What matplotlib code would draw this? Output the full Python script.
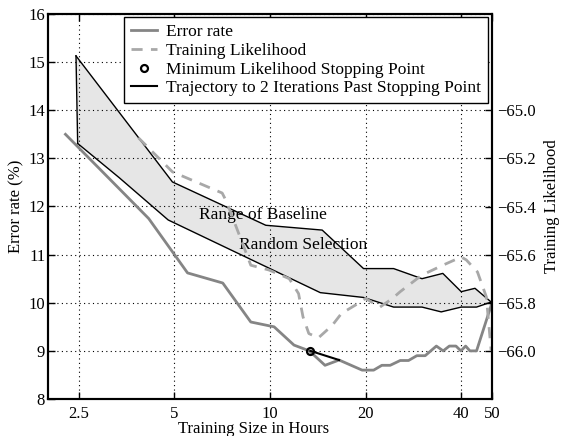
import matplotlib
matplotlib.use('Agg')
import matplotlib.pyplot as plt
from matplotlib.lines import Line2D
from matplotlib.ticker import FixedLocator, FixedFormatter, NullLocator

plt.rcParams['font.family'] = ['Liberation Serif', 'DejaVu Serif']
plt.rcParams['font.size'] = 12

# ---- data ----
err_x = [2.27, 4.15, 5.5, 7.1, 8.7, 10.3, 11.9, 13.3, 14.9, 16.5, 19.5, 21.2, 22.5, 23.9,
         25.7, 27.3, 29.0, 30.8, 33.4, 35.1, 36.7, 38.5, 39.9, 41.3, 42.6, 44.7, 50.0]
err_y = [13.5, 11.75, 10.62, 10.41, 9.6, 9.5, 9.12, 9.0, 8.7, 8.81, 8.6, 8.6, 8.7, 8.7,
         8.8, 8.8, 8.9, 8.9, 9.1, 9.0, 9.1, 9.1, 9.0, 9.1, 9.0, 9.0, 10.0]

lik_x = [3.85, 4.93, 7.07, 7.3, 8.7, 9.93, 11.5, 12.3, 12.7, 13.25, 14.2, 15.7, 16.8,
         19.0, 20.0, 22.2, 24.3, 25.7, 30.0, 35.0, 40.0, 41.5, 45.0, 48.0, 49.7]
lik_y = [-65.114, -65.256, -65.344, -65.38, -65.644, -65.664, -65.70, -65.762,
         -65.858, -65.928, -65.946, -65.894, -65.844, -65.802, -65.782, -65.818, -65.782,
         -65.754, -65.686, -65.644, -65.61, -65.622, -65.672, -65.776, -66.0]

band_up_x = [2.45, 4.93, 9.7, 14.6, 19.7, 24.5, 30.1, 35.0, 40.0, 44.2, 50.0]
band_up_y = [15.13, 12.51, 11.61, 11.51, 10.71, 10.71, 10.5, 10.61, 10.23, 10.30, 10.0]
band_lo_x = [2.48, 3.35, 4.78, 14.4, 19.7, 24.5, 30.1, 34.6, 40.0, 44.7, 50.0]
band_lo_y = [13.31, 12.6, 11.72, 10.21, 10.11, 9.91, 9.91, 9.81, 9.91, 9.91, 10.02]

stop_x = [13.4]
stop_y = [9.0]
traj_x = [13.4, 16.5]
traj_y = [9.0, 8.81]

x_ticks = [2.5, 5, 10, 20, 40, 50]
x_labels = ['2.5', '5', '10', '20', '40', '50']
y1_ticks = [8, 9, 10, 11, 12, 13, 14, 15, 16]
y2_ticks = [-66.0, -65.8, -65.6, -65.4, -65.2, -65.0]

err_col = '#858585'
lik_col = '#a8a8a8'

fig = plt.figure(figsize=(5.63, 4.36), dpi=100)
ax1 = fig.add_axes([48/563, 1-399/436, (492-48)/563, (399-14)/436])
ax1.set_xscale('log')
ax1.set_xlim(2, 50)
ax1.set_ylim(8, 16)

# band
poly_x = band_up_x + band_lo_x[::-1]
poly_y = band_up_y + band_lo_y[::-1]
ax1.fill(poly_x, poly_y, facecolor='#e6e6e6', edgecolor='none', zorder=1)
ax1.plot(band_up_x, band_up_y, color='black', lw=1.0, zorder=3)
ax1.plot(band_lo_x, band_lo_y, color='black', lw=1.0, zorder=3)
ax1.plot([band_up_x[0], band_lo_x[0]], [band_up_y[0], band_lo_y[0]], color='black', lw=1.0, zorder=3)

ax1.plot(err_x, err_y, color=err_col, lw=2.0, zorder=2)
ax1.plot(traj_x, traj_y, color='black', lw=1.5, zorder=4)
ax1.plot(stop_x, stop_y, 'o', mfc='none', mec='black', mew=1.6, ms=5, zorder=5)

ax1.text(9.47, 11.82, 'Range of Baseline', ha='center', va='center', zorder=6, fontsize=12.5)
ax1.text(12.7, 11.2, 'Random Selection', ha='center', va='center', zorder=6, fontsize=12.5)

ax1.xaxis.set_major_locator(FixedLocator(x_ticks))
ax1.xaxis.set_major_formatter(FixedFormatter(x_labels))
ax1.xaxis.set_minor_locator(NullLocator())
ax1.set_yticks(y1_ticks)
ax1.grid(True, which='major', linestyle=(0, (1, 3)), color='black', lw=0.8)
ax1.tick_params(direction='in', length=5, width=1, top=True, right=True, labelsize=12)
ax1.tick_params(axis='y', pad=2)
ax1.tick_params(axis='x', pad=5)
for s in ax1.spines.values():
    s.set_linewidth(1.5)
ax1.set_xlabel('Training Size in Hours')
ax1.xaxis.set_label_coords(0.464, -0.056)
ax1.set_ylabel('Error rate (%)', labelpad=3)

ax2 = ax1.twinx()
ax2.set_ylim(-66.2, -64.6)
ax2.plot(lik_x, lik_y, color=lik_col, lw=2.0, ls=(0, (4, 3)), zorder=2)
ax2.set_yticks(y2_ticks)
ax2.set_yticklabels(['%.1f' % v for v in y2_ticks])
ax2.set_yticklabels([('%.1f' % v).replace('-', '\u2212') for v in y2_ticks])
ax2.tick_params(direction='in', length=5, width=1, labelsize=12)
ax2.set_ylabel('Training Likelihood', labelpad=6)
for s in ax2.spines.values():
    s.set_linewidth(1.5)

handles = [
    Line2D([], [], color=err_col, lw=2.0),
    Line2D([], [], color=lik_col, lw=2.0, ls=(0, (4, 3))),
    Line2D([], [], ls='none', marker='o', mfc='none', mec='black', mew=1.6, ms=5),
    Line2D([], [], color='black', lw=1.5),
]
labels = ['Error rate', 'Training Likelihood', 'Minimum Likelihood Stopping Point',
          'Trajectory to 2 Iterations Past Stopping Point']
leg = ax2.legend(handles, labels, loc='upper right', bbox_to_anchor=(0.991, 0.992),
                 borderaxespad=0, fancybox=False, framealpha=1, edgecolor='black',
                 handlelength=1.5, handletextpad=0.5, labelspacing=0.15, borderpad=0.4,
                 fontsize=12.5)
leg.get_frame().set_linewidth(1.0)
leg.set_zorder(10)

fig.savefig('out.png', dpi=100)
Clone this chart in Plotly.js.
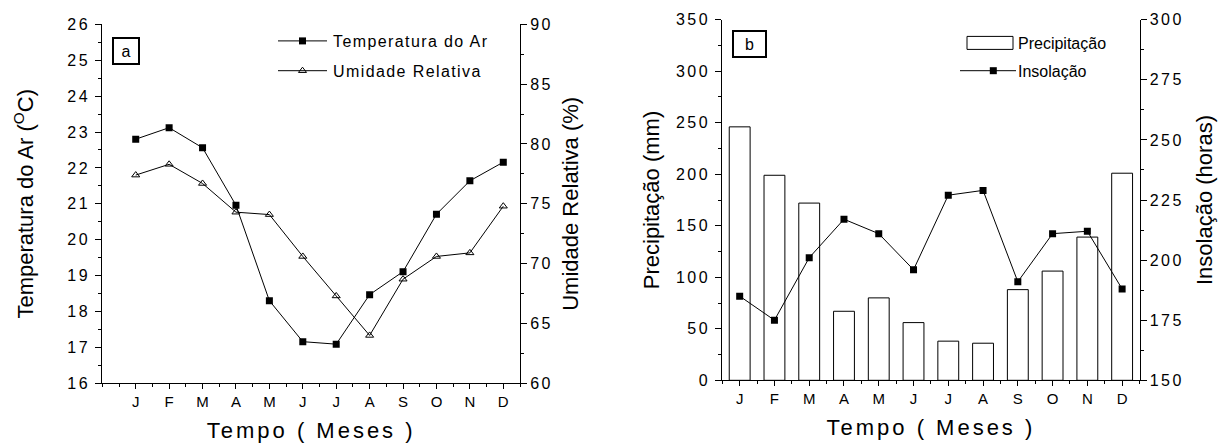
<!DOCTYPE html>
<html>
<head>
<meta charset="utf-8">
<script src="https://cdn.plot.ly/plotly-3.0.1.min.js"></script>
<style>
  html, body { margin: 0; padding: 0; background: #fff; }
  #chart { width: 1219px; height: 443px; }
  .legendtext { letter-spacing: 1.4px; }
  .ytick text, .y2tick text, .y3tick text, .y4tick text { letter-spacing: 2.5px; }
  .xtitle, .x2title { letter-spacing: 3px; }
</style>
</head>
<body>
<div id="chart"></div>
<script>
// ---- data ----
const months = ['J','F','M','A','M','J','J','A','S','O','N','D'];
const temperatura = [22.8, 23.12, 22.56, 20.96, 18.3, 17.16, 17.09, 18.47, 19.11, 20.71, 21.64, 22.16];
const umidade = [77.4, 78.3, 76.7, 74.3, 74.1, 70.6, 67.3, 64.0, 68.7, 70.6, 70.9, 74.8];
const precipitacao = [246, 199, 172, 67, 80, 56, 38, 36, 88, 106, 139, 201];
const insolacao = [185, 175, 201, 217, 211, 196, 227, 229, 191, 211, 212, 188];

const xIdx = months.map((m, i) => i + 1);
const FONT = 'Liberation Sans, Arial, sans-serif';
const W = 1219, H = 443;
const px = v => v / W;
const py = v => 1 - v / H;

const traces = [
  { x: xIdx, y: temperatura, name: 'Temperatura do Ar', type: 'scatter', mode: 'lines+markers',
    xaxis: 'x', yaxis: 'y', legend: 'legend', legendgroup: 'a1',
    line: { color: '#000', width: 1 }, marker: { symbol: 'square', size: 7, color: '#000' } },
  { x: xIdx, y: umidade, name: 'Umidade Relativa', type: 'scatter', mode: 'lines+markers',
    xaxis: 'x', yaxis: 'y2', legend: 'legend', legendgroup: 'a2',
    line: { color: '#000', width: 1 }, marker: { symbol: 'triangle-up-open', size: 7, color: '#000', line: { width: 1 } } },
  { x: xIdx, y: precipitacao, name: 'Precipitação', type: 'bar', width: 0.6,
    xaxis: 'x2', yaxis: 'y3', legend: 'legend2', legendgroup: 'b1',
    marker: { color: '#fff', line: { color: '#000', width: 1 } } },
  { x: xIdx, y: insolacao, name: 'Insolação', type: 'scatter', mode: 'lines+markers',
    xaxis: 'x2', yaxis: 'y4', legend: 'legend2', legendgroup: 'b2',
    line: { color: '#000', width: 1 }, marker: { symbol: 'square', size: 7, color: '#000' } }
];

// legend sample geometry (local legend-item coordinates), to give the long samples of the reference
const legendSamples = [
  { line: 'M5,0h49', mark: 29.5 },    // Temperatura do Ar
  { line: 'M5,0h49', mark: 29.5 },    // Umidade Relativa
  { bar: 'M9,-6.5h46v13h-46Z' },      // Precipitação
  { line: 'M2,0h56', mark: 35.3 }     // Insolação
];

const tickFont = { family: FONT, size: 16, color: '#000' };
const monthFont = { family: FONT, size: 15, color: '#000' };
const titleFont = { family: FONT, size: 22, color: '#000' };

function xBottom(domain, range, anchor, title) {
  return {
    domain: domain, range: range, anchor: anchor,
    tickmode: 'array', tickvals: xIdx, ticktext: months,
    ticks: 'outside', ticklen: 5, tickwidth: 1, tickcolor: '#000',
    minor: { tickmode: 'linear', tick0: 0, dtick: 0.5, ticks: 'outside', ticklen: 3, tickwidth: 1, tickcolor: '#000' },
    showline: true, linecolor: '#000', linewidth: 1, showgrid: false, zeroline: false,
    tickfont: monthFont, fixedrange: true,
    title: { text: title, font: titleFont, standoff: 13 }
  };
}
function xTop(over, range, anchor) {
  return {
    overlaying: over, side: 'top', range: range, anchor: anchor,
    tickmode: 'array', tickvals: xIdx, showticklabels: false,
    ticks: 'inside', ticklen: 4, tickwidth: 1, tickcolor: '#000',
    minor: { tickmode: 'linear', tick0: 0, dtick: 0.5, ticks: 'inside', ticklen: 3, tickwidth: 1, tickcolor: '#000' },
    showline: true, linecolor: '#000', linewidth: 1, showgrid: false, zeroline: false, fixedrange: true
  };
}
function yAx(opts) {
  return Object.assign({
    ticks: 'outside', ticklen: 6, tickwidth: 1, tickcolor: '#000',
    showline: true, linecolor: '#000', linewidth: 1, showgrid: false, zeroline: false,
    tickfont: tickFont, fixedrange: true
  }, opts);
}

const layout = {
  width: W, height: H, autosize: false,
  margin: { l: 0, r: 0, t: 0, b: 0, pad: 0 },
  paper_bgcolor: '#fff', plot_bgcolor: 'rgba(0,0,0,0)',
  font: { family: FONT, color: '#000' },
  showlegend: true,
  xaxis: xBottom([px(102.3), px(520)], [0, 12.5], 'y', 'Tempo ( Meses )'),
  xaxis3: xTop('x', [0, 12.5], 'y'),
  yaxis: yAx({ domain: [py(383.3), py(24.3)], range: [16, 26], dtick: 1, anchor: 'x', ticklabelstandoff: 2,
    minor: { dtick: 0.5, ticks: 'outside', ticklen: 3, tickwidth: 1, tickcolor: '#000' },
    title: { text: 'Temperatura do Ar (<sup>O</sup>C)', font: titleFont, standoff: 27 } }),
  yaxis2: yAx({ overlaying: 'y', side: 'right', anchor: 'x', range: [60, 90], dtick: 5,
    minor: { dtick: 2.5, ticks: 'outside', ticklen: 3, tickwidth: 1, tickcolor: '#000' },
    title: { text: 'Umidade Relativa (%)', font: titleFont, standoff: 10 } }),
  xaxis2: xBottom([px(722.3), px(1139.5)], [0.5, 12.5], 'y3', 'Tempo ( Meses )'),
  xaxis4: xTop('x2', [0.5, 12.5], 'y3'),
  yaxis3: yAx({ domain: [py(380.3), py(19.7)], range: [0, 350], dtick: 50, anchor: 'x2', ticklabelstandoff: 2,
    minor: { dtick: 25, ticks: 'outside', ticklen: 3, tickwidth: 1, tickcolor: '#000' },
    title: { text: 'Precipitação (mm)', font: titleFont, standoff: 10 } }),
  yaxis4: yAx({ overlaying: 'y3', side: 'right', anchor: 'x2', range: [150, 300], dtick: 25,
    minor: { dtick: 12.5, ticks: 'outside', ticklen: 3, tickwidth: 1, tickcolor: '#000' },
    title: { text: 'Insolação (horas)', font: titleFont, standoff: 13 } }),
  legend: { x: px(273), y: py(24), xanchor: 'left', yanchor: 'top', bgcolor: 'rgba(0,0,0,0)',
    borderwidth: 0, font: { family: FONT, size: 16, color: '#000' }, traceorder: 'grouped',
    tracegroupgap: 6, itemwidth: 50 },
  legend2: { x: px(958), y: py(26), xanchor: 'left', yanchor: 'top', bgcolor: 'rgba(0,0,0,0)',
    borderwidth: 0, font: { family: FONT, size: 16, color: '#000' }, traceorder: 'grouped',
    tracegroupgap: 4, itemwidth: 50 },
  annotations: [
    { text: 'a', xref: 'paper', yref: 'paper', x: px(112.3), y: py(37.3), xanchor: 'left', yanchor: 'top',
      showarrow: false, width: 24, height: 24, borderwidth: 2, bordercolor: '#000', borderpad: 0,
      font: { family: FONT, size: 16, color: '#000' } },
    { text: 'b', xref: 'paper', yref: 'paper', x: px(731.7), y: py(30), xanchor: 'left', yanchor: 'top',
      showarrow: false, width: 31, height: 24, borderwidth: 2, bordercolor: '#000', borderpad: 0,
      font: { family: FONT, size: 16, color: '#000' } }
  ]
};

const gdEl = document.getElementById('chart');
function fixLegendSamples() {
  // each legend item is bound (d3 __data__) to its trace's calcdata; use the trace index
  gdEl.querySelectorAll('g.traces').forEach(g => {
    const cd = g.__data__;
    let idx = -1;
    if (cd && cd[0] && cd[0].trace) idx = cd[0].trace.index;
    const cfg = legendSamples[idx];
    if (!cfg) return;
    if (cfg.line) {
      g.querySelectorAll('g.legendlines path').forEach(p => {
        if (p.getAttribute('d') !== cfg.line) p.setAttribute('d', cfg.line);
      });
      const tr = 'translate(' + cfg.mark + ',0)';
      g.querySelectorAll('g.legendpoints path').forEach(p => {
        if (p.getAttribute('transform') !== tr) p.setAttribute('transform', tr);
      });
    }
    if (cfg.bar) {
      g.querySelectorAll('g.legendpoints path').forEach(p => {
        if (p.getAttribute('d') !== cfg.bar) p.setAttribute('d', cfg.bar);
        if (p.getAttribute('transform') !== 'translate(0,0)') p.setAttribute('transform', 'translate(0,0)');
      });
    }
  });
  // drop empty placeholder text nodes
  gdEl.querySelectorAll('svg text').forEach(t => {
    if (!(t.textContent || '').trim()) t.remove();
  });
}
const obs = new MutationObserver(fixLegendSamples);
obs.observe(gdEl, { subtree: true, childList: true, attributes: true, attributeFilter: ['d', 'transform'] });

Plotly.newPlot(gdEl, traces, layout, { staticPlot: true, displayModeBar: false }).then(() => {
  fixLegendSamples();
  // remove Plotly's hidden off-screen measuring texts once drawing is finished
  document.querySelectorAll('#js-plotly-tester text').forEach(t => t.remove());
  setTimeout(fixLegendSamples, 200);
});
</script>
</body>
</html>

WHAT TO DO
Every line from the top of the entries through the line that holds "from matplotlib.ticker import" is to be quoted exactly, please, and nothing else; omit the pictures.

WRITTEN SOLUTION
What matplotlib code would draw this? Output the full Python script.
import matplotlib
matplotlib.use('Agg')
import matplotlib.pyplot as plt
from matplotlib.lines import Line2D
from matplotlib.ticker import FixedLocator, FixedFormatter, NullLocator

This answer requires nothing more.